When hitching and unhitching you've got to get the basics right.

“Getting hitched with a van or trailer, as in real life, is something you want give your full concentration,” Taylor says. “Like any marriage, if you take it slow and steady, you've got a better chance of being together at the end of a long and satisfying journey. And sudden break-ups are dangerous, expensive and could cost you your truck.”

Before beginning, make sure you're on level ground and have your vehicle and trailer or van lined up nice and straight. If there's a height difference between your trailer and load, you may need a jockey wheel. Ensure your electrics are properly connected once the tow hitch has snapped into position and fasten the chain for safety. When you're un-hitching, leave unhooking the safety chain for last—just in case—and either way, chock your wheels for extra piece of mind.


Potentially deadly phenomenon —ironed out by technology.

“Trailers sway easily,” says Taylor. “A minor steering error, a gust of wind or a bump on the road surface can cause a critical increase in the swaying movement—and the counter steering and the acceleration of the towing vehicle make the critical situation more severe.” With the help of the ESC sensors, Trailer Sway Control—now standard on all D-MAX and MU-X models, and operating automatically when a trailer is attached— identifies these swaying movements of the trailer and intervenes by removing engine power and braking individual wheels of the towing vehicle. The vehicle and trailer are slowed to a safer speed and stabilised.


Going your own way has never been easier—as long as you're willing to learn. Half of all MU-X and D-MAX buyers say towing strength was key to their purchase. Tow vehicles don't come any better. But that doesn't mean towing itself comes naturally. “Towing is more stressful than normal driving,” says Taylor. “That means it's more likely to cause fatigue.”

For one thing, checking your mirrors every five seconds, as the I-Venture Club recommends, along with monitoring crosswinds, road trains, and errant kangaroos, will sap your stamina fast. Plan more rest stops than you would on a normal journey, and reduce the overall distance you travel each day. “Better to be late in this life than early in the next,” says Taylor.

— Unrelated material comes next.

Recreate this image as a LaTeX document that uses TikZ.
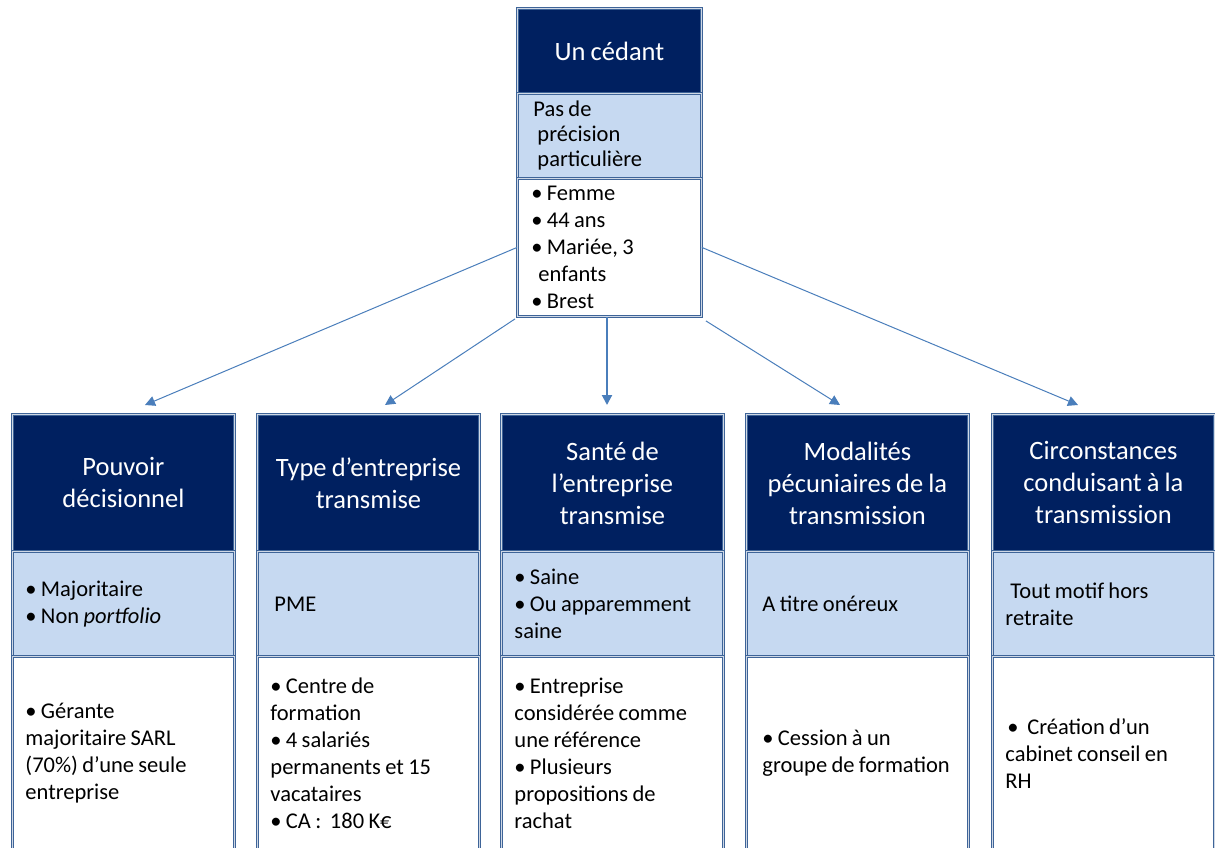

Whether automatic or manual, your gear changes should follow the same general rules. “Change down when you drop below the torque band, and up when you go over peak power,” says Taylor. “Grab a lower gear in either auto or manual gearboxes (also known as engine braking) to increase control or to lower the chance of cooking your brakes when you're travelling downhill.”

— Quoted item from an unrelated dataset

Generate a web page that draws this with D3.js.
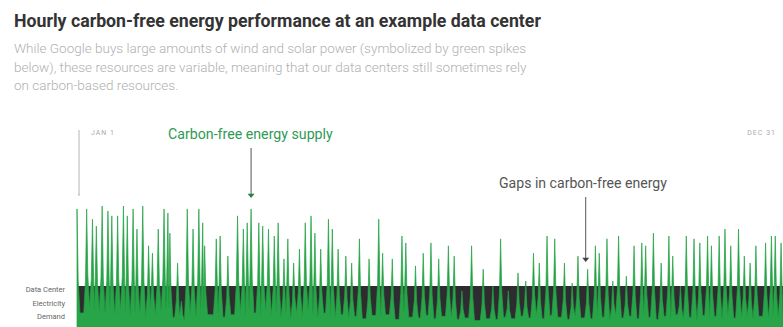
<!DOCTYPE html>
<html><head><meta charset="utf-8">
<script src="https://cdn.jsdelivr.net/npm/d3@7"></script>
<style>body{margin:0;background:#fff}svg{display:block}</style>
</head><body><svg id="c" width="783" height="327"></svg>
<script>
const titleText = "Hourly carbon-free energy performance at an example data center";
const subtitleLines = [
  "While Google buys large amounts of wind and solar power (symbolized by green spikes",
  "below), these resources are variable, meaning that our data centers still sometimes rely",
  "on carbon-based resources."
];
const startLabel = "JAN 1";
const endLabel = "DEC 31";
const supplyLabel = "Carbon-free energy supply";
const gapLabel = "Gaps in carbon-free energy";
const demandLabel = ["Data Center", "Electricity", "Demand"];

// day of year of each supply spike and its height (demand = 100)
const peakDay = [0,5,8,10,13,16,18,21,24,26,
  29,31,34,37,39,42,45,47,48,52,
  54,57,60,63,65,66,72,74,78,83,
  86,88,90,94,96,99,102,104,107,109,
  112,115,118,121,123,126,130,132,135,139,
  142,146,151,156,158,163,168,170,175,179,
  183,187,192,195,199,204,210,215,219,223,
  228,232,236,239,243,247,252,256,259,264,
  268,270,274,277,280,284,288,292,294,298,
  302,306,308,312,315,319,322,326,328,332,
  335,338,342,345,348,351,356,359,361,364];
const peakSupply = [288,288,263,246,295,283,271,271,295,271,
  288,239,295,198,180,239,288,278,229,156,
  63,288,239,288,254,198,215,222,173,271,
  239,254,288,254,246,239,222,254,166,215,
  156,190,254,271,229,190,263,239,190,173,
  156,215,166,263,180,166,222,205,149,180,
  205,166,198,173,88,198,141,100,215,88,
  132,112,180,156,222,215,156,107,173,141,
  198,180,215,112,222,124,198,205,198,229,
  156,222,173,100,222,215,205,222,198,222,
  239,198,239,173,156,198,205,222,222,205];
// supply level in the lull after each spike
const troughSupply = [34,50,45,40,34,46,32,42,34,30,
  38,34,26,44,32,40,44,48,24,28,
  16,34,26,40,44,30,34,24,30,38,
  30,44,34,28,42,30,36,24,32,20,
  34,26,40,30,22,34,28,24,30,22,
  26,20,28,24,30,18,34,24,22,28,
  20,26,24,18,22,16,20,18,24,20,
  26,22,30,20,28,24,18,26,22,20,
  28,24,18,30,22,26,20,28,24,18,
  26,22,30,20,24,18,28,22,26,20,
  30,22,24,28,20,26,22,28,24,26];
const demandLevel = 100;

const svg = d3.select("#c");
const x = d3.scaleLinear().domain([0, 365]).range([77, 783]);
const y = d3.scaleLinear().domain([0, 300]).range([327, 204]);

// demand band
svg.append("rect")
  .attr("x", x(0)).attr("width", x(365) - x(0))
  .attr("y", y(demandLevel)).attr("height", y(0) - y(demandLevel))
  .attr("fill", "#2f2c31");

// supply spikes: needle shape (narrow top, wider foot)
const W = 1.5, S = 0.6, SH = 0.32;
const pts = [];
peakDay.forEach((d, i) => {
  const p = peakSupply[i];
  const tPrev = i > 0 ? troughSupply[i - 1] : troughSupply[0];
  const tNext = troughSupply[i];
  const gPrev = i > 0 ? d - peakDay[i - 1] : 2 * W;
  const gNext = i < peakDay.length - 1 ? peakDay[i + 1] - d : 2 * W;
  if (i > 0 && gPrev / 2 > S) pts.push({d: d - S, v: tPrev + (p - tPrev) * SH});
  pts.push({d: d, v: p});
  if (gNext / 2 > S) pts.push({d: d + S, v: tNext + (p - tNext) * SH});
  if (i < peakDay.length - 1) {
    const w = Math.min(W, gNext / 2);
    pts.push({d: d + w, v: tNext});
    if (gNext / 2 > W) pts.push({d: peakDay[i + 1] - w, v: tNext});
  } else {
    pts.push({d: 365, v: tNext});
  }
});
const area = d3.area().x(p => x(p.d)).y0(y(0)).y1(p => y(p.v));
svg.append("path").datum(pts).attr("d", area)
  .attr("fill", "#27a548").attr("stroke", "#22a043").attr("stroke-width", 0.7)
  .attr("stroke-linejoin", "round");

// text helpers
function fit(sel, target) {
  const w = sel.node().getComputedTextLength();
  const fs = parseFloat(sel.attr("font-size"));
  sel.attr("font-size", fs * target / w);
  return fs * target / w;
}

const title = svg.append("text").attr("x", 14).attr("y", 27)
  .attr("font-family", "Roboto, sans-serif").attr("font-weight", 700)
  .attr("font-size", 17).attr("fill", "#333").text(titleText);
fit(title, 527);

const subs = subtitleLines.map((t, i) => svg.append("text")
  .attr("x", 14).attr("y", 53 + i * 18.5)
  .attr("font-family", "Roboto, sans-serif").attr("font-weight", 300)
  .attr("font-size", 12.5).attr("fill", "#b0b0b0").text(t));
const sfs = fit(subs[1], 513);
subs.forEach(s => s.attr("font-size", sfs));

// JAN 1 / DEC 31
svg.append("text").attr("x", 91).attr("y", 135)
  .attr("font-family", "Roboto, sans-serif").attr("font-size", 7)
  .attr("letter-spacing", 1).attr("fill", "#aaa").text(startLabel);
svg.append("text").attr("x", 776).attr("y", 135).attr("text-anchor", "end")
  .attr("font-family", "Roboto, sans-serif").attr("font-size", 7)
  .attr("letter-spacing", 1).attr("fill", "#aaa").text(endLabel);

function arrow(xp, y1, y2, lineCol, headCol, hw) {
  svg.append("line").attr("x1", xp).attr("x2", xp).attr("y1", y1).attr("y2", y2 - 2)
    .attr("stroke", lineCol).attr("stroke-width", 1);
  svg.append("path")
    .attr("d", `M${xp - hw},${y2 - hw * 1.2}L${xp + hw},${y2 - hw * 1.2}L${xp},${y2}Z`)
    .attr("fill", headCol);
}
arrow(x(0) + 2, 130, 196, "#b5b5b5", "#b5b5b5", 1.5);
arrow(x(90), 148, 198, "#555", "#2f7d45", 3.5);
arrow(x(263), 197, 262, "#555", "#444", 3.5);

const sl = svg.append("text").attr("x", 168).attr("y", 138.5)
  .attr("font-family", "Roboto, sans-serif").attr("font-size", 13)
  .attr("fill", "#2f9a55").text(supplyLabel);
fit(sl, 165);
const gl = svg.append("text").attr("x", 499).attr("y", 188)
  .attr("font-family", "Roboto, sans-serif").attr("font-size", 13)
  .attr("fill", "#555").text(gapLabel);
fit(gl, 168);

demandLabel.forEach((t, i) => svg.append("text")
  .attr("x", 65).attr("y", 292 + i * 13.5).attr("text-anchor", "end")
  .attr("font-family", "Roboto, sans-serif").attr("font-size", 7.5)
  .attr("fill", "#666").text(t));
</script>
</body></html>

A simple guide is to use the same gear to go up the hill as you would coming down. “Never coast downhill in neutral, or in gear with the clutch depressed,” says Taylor. Only use cruise control on flat, open roads.

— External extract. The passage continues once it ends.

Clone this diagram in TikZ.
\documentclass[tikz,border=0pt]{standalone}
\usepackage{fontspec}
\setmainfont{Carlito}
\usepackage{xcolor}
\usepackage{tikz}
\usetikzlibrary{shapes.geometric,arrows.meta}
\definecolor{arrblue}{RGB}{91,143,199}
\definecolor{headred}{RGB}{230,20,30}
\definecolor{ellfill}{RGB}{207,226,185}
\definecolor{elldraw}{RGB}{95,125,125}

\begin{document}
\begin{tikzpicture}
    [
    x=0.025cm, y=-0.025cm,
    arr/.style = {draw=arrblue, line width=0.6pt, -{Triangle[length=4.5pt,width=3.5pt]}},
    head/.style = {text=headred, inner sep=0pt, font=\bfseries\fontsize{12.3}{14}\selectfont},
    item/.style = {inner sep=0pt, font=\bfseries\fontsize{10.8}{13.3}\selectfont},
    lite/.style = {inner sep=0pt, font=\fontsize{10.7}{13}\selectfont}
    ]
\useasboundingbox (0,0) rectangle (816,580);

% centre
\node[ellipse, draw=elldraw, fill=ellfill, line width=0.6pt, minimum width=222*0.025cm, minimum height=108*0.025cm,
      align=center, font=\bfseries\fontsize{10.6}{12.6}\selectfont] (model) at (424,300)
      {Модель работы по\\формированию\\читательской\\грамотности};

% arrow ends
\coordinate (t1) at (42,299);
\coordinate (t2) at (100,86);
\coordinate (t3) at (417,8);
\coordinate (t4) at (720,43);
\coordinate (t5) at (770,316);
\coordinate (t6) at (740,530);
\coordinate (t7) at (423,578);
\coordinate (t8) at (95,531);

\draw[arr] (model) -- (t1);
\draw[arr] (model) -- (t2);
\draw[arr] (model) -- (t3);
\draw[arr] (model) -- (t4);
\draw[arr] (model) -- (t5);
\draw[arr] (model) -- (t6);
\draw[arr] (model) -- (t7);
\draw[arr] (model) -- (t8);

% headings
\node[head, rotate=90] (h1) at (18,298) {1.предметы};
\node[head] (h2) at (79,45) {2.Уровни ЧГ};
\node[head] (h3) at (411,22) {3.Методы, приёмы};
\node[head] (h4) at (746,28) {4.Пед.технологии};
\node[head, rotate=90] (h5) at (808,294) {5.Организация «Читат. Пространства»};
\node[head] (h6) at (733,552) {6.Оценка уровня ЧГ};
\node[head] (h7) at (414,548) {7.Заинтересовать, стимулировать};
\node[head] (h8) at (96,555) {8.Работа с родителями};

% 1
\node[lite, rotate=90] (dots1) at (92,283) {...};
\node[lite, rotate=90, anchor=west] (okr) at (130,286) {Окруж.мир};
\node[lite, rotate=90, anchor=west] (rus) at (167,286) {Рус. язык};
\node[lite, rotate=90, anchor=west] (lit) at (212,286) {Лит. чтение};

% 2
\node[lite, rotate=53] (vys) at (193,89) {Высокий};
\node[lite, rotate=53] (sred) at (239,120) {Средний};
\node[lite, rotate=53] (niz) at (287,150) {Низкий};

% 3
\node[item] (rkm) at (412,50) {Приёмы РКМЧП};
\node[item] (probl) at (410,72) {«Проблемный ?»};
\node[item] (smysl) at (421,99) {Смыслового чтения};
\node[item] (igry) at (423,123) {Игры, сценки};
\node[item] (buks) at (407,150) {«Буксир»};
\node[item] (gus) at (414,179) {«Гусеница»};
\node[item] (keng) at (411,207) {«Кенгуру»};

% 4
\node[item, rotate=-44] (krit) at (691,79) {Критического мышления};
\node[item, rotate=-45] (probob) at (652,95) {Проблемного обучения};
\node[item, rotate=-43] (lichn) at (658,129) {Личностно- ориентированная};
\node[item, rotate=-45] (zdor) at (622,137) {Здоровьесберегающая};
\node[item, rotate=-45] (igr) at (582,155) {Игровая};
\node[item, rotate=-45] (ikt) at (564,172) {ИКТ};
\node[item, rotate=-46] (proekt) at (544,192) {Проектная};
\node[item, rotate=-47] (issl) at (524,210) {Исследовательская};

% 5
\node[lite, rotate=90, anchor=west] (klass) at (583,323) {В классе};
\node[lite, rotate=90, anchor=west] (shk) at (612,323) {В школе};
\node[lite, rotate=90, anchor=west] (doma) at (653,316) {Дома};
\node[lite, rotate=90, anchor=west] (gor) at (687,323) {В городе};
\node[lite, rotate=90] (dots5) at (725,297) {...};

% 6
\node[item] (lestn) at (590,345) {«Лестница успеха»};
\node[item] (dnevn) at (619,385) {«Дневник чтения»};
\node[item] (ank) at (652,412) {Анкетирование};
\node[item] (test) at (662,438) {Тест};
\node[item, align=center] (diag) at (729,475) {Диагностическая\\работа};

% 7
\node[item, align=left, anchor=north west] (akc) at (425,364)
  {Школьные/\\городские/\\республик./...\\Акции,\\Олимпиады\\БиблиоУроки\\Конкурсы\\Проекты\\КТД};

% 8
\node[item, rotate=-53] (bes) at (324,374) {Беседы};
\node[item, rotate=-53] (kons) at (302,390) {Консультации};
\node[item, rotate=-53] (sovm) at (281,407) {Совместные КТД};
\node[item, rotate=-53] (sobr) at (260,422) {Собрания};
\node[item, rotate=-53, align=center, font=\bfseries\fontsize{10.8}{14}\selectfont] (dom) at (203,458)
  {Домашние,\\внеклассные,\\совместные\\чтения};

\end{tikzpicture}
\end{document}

Once your D-MAX or MU-X is loaded with the family, personal effects and the caravan on the back, you might be surprised with its overall heft. It pays to be familiar with your trailer's weight, length, width, height, frame length and wheel track. Booking a mobile weigh station to give you a weight report specific to your 4WD and van is a great idea for safety and peace of mind.

Remember to allow for longer distances during braking, overtaking and merging,” says Taylor, “And if you're travelling in convoy, keep big gaps between each other. “In ideal conditions, a properly set up tow vehicle should comfortably hold 90–100 per cent of the speed limit,” says Taylor. Be mindful of overtaking lanes, use lay-bys if necessary, keep left and back off by 20 per cent if there is a queue behind.


Looking for a chance to overtake on a single lane highway can be stressful—and take a while. “Obviously it's important to be in the oncoming lane for as little time as possible,” says Taylor. “To do that, prepare by first pulling back from the car in front.” This will help you assess oncoming traffic and conditions as it's better to speed up before leaving your own lane. “Also use your GPS for straights and corners ahead.”

If you are the one being overtaken, says Taylor, “hug the left line, give a courtesy flash of the headlights for trucks and trailers, and always brake and defend before indicating when turning off”."If you're travelling in convoy—keep very big gaps between each other, for your own safety and that of anybody who might want to overtake you.”